FILM REVIEW: Criterion Collection
Director Sidney Lumet; Writers Meade Roberts and Tennessee Williams (based on Williams’s play Orpheus Descending); Cinematographer Boris Kaufman Бори́с Ка́уфман; Starring Marlon Brando, Anna Magnani, Joanne Woodward, Victor Jory, Maureen Stapleton; Length 121 minutes.

Seen at home (DVD), Wellington, Sunday 6 March 2022.

Criterion Sunday 513: L’Heure d’été (Summer Hours, 2008)

I am an enormous fan of Olivier Assayas’s films, which is why I’m willing to entertain the fact that I must have missed something to this. After all, outwardly it feels like any number of middlebrow films about families exposing the fractures in their interrelationships as they squabble over an estate. Actually, “squabble” is rather too active a verb for what plays out as a series of gentle disappointments and misunderstandings, and indeed perhaps it’s the subtlety which elevates it, for this is a film about people coming to terms with what they had hoped for their futures and what actually transpires. There’s also a strong theme in there about our subjective responses to art and the value it has in daily life, along with some fairly pointed remarks about how lifeless items look when placed in a museum context, which is both expected and also bold given this is part financed by the Musée d’Orsay in Paris. Still, at the heart is that familiar family drama of a bunch of privileged kids coming together at the fancy estate of their recently deceased mother to talk about what to do; Binoche has top-billing but it’s Charles Berling who holds things together as the linchpin of the family (and the only one living in and committed to France). I suspect I’ll find more to like with this film as I allow it to sit with me, but for now it feels underpowered.


FILM REVIEW: Criterion Collection
Director/Writer Olivier Assayas; Cinematographer Eric Gautier; Starring Charles Berling; Juliette Binoche, Jérémie Renier, Édith Scob; Length 99 minutes.

Seen at home (DVD), Wellington, Sunday 20 February 2022.

Criterion Sunday 511: Juventude em Marcha (Colossal Youth, 2006)

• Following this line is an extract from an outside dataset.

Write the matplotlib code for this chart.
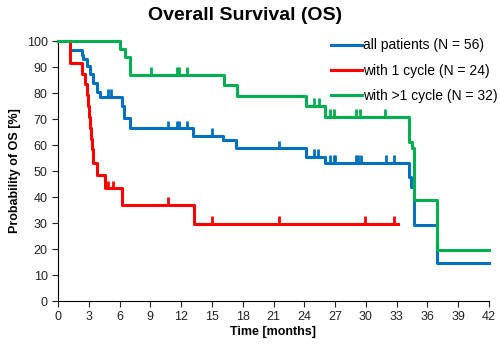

I’m not sure is this is the best of Pedro Costa’s three films grouped together as the “Fontainhas trilogy” after the Lisbon slum/shanty town where they take place, but after spending so much time with these characters in this place, its quiet reflectiveness feels the richest, perhaps because of that time spent. Costa too has developed his video aesthetic that he began with In Vanda’s Room, recapturing some of the painterly contrast that was at play in the first of the three (Ossos) but without the conventions of the narrative. The characters are still slouching around going nowhere, interspersed with the tall and elegant elderly man Ventura narrating a letter to someone long gone it seems. and there’s not much in the way of plot to speak of, but it swaps out the crumbling buildings of the previous films for the new apartments built in their place, which have a sort of antiseptic quality, though there’s still plenty enough places for Costa to find his crepuscular shadows. I can’t really explain too much why I like it, but it’s an experience that just needs to sort of wash over you, and at that level I find it rewarding.


FILM REVIEW: Criterion Collection
Director/Writer Pedro Costa; Cinematographers Costa and Leonardo Simões; Starring Ventura, Vanda Duarte; Length 156 minutes.

Seen at home (DVD), Wellington, Saturday 12 March 2022 (and I’m fairly sure I saw it a cinema in London, probably the ICA, back in around 2007, but I don’t have a record of it).